Durante esse período, o Reino Unido oferece um contraste com os países europeus continentais. Foi sem dúvida agitado por distúrbios: motins operários de “Peterloo” em 1819, motins e manifestações cartistas a favor de uma reforma democrática de 1838 a 1848, grandes manifestações operárias organizadas por Robert Owen, greves, não raro sangrentas. Mas, ao contrário da Europa continental, soube evitar as revoluções. Democratizou-se de modo progressivo. De um sistema eleitoral tradicional, perfeitamente desigual, favorecendo os camponeses os camponeses do Sul em detrimento dos do Norte, chegar-se-ia em 1884 a um sufrágio quase universal, mas por uma série de reformas empíricas, notadamente as de 1832 e de 1867. Acrescentando aqui, cortando acolá, franqueando o escrutínio a categorias incessantemente mais vastas de eleitores, a Inglaterra recusa a via lógica e cartesiana, prosseguindo na sua prática realista e tradicional.

Ainda aí, o social é a infra-estrutura do político. Em nenhum país do mundo foram os operários mais infelizes. Casebres, jornada de quinze horas, trabalhos de crianças de cinco anos, a Inglaterra conheceu tudo isto em grande escala. Mas, após as leis de 1824-1825, as trade-unions, isto é, os sindicatos, constituem-se e lutam para melhorar a condição operária.

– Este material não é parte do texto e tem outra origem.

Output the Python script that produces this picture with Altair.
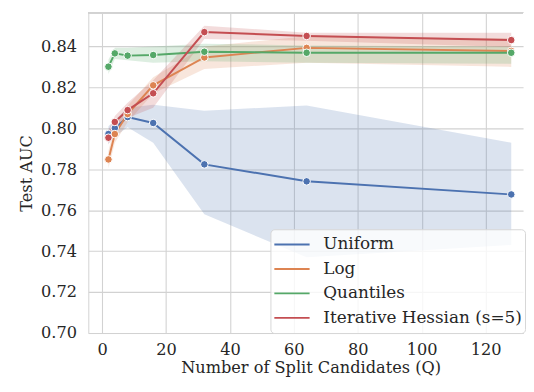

O cartismo tentou captar estas novas forças para as reformas políticas. Após 1850, as trade-unions, ainda reservadas à elite dos operários qualificados, renunciam à ação política direta para se ocuparem exclusivamente da reforma social. Quando, após 1867, numerosos operários adquiriram o direito do voto, nem por isso constituíram um partido trabalhista. Deixam aos dois grandes partidos os whigates e os tories, o cuidado de disputar esse novo eleitorado com propostas de melhorias sociais. Assim, a Inglaterra vitoriana, em seu esplendido isolamento, prossegue seu próprio caminho. Veremos que o mesmo acontece na política externa.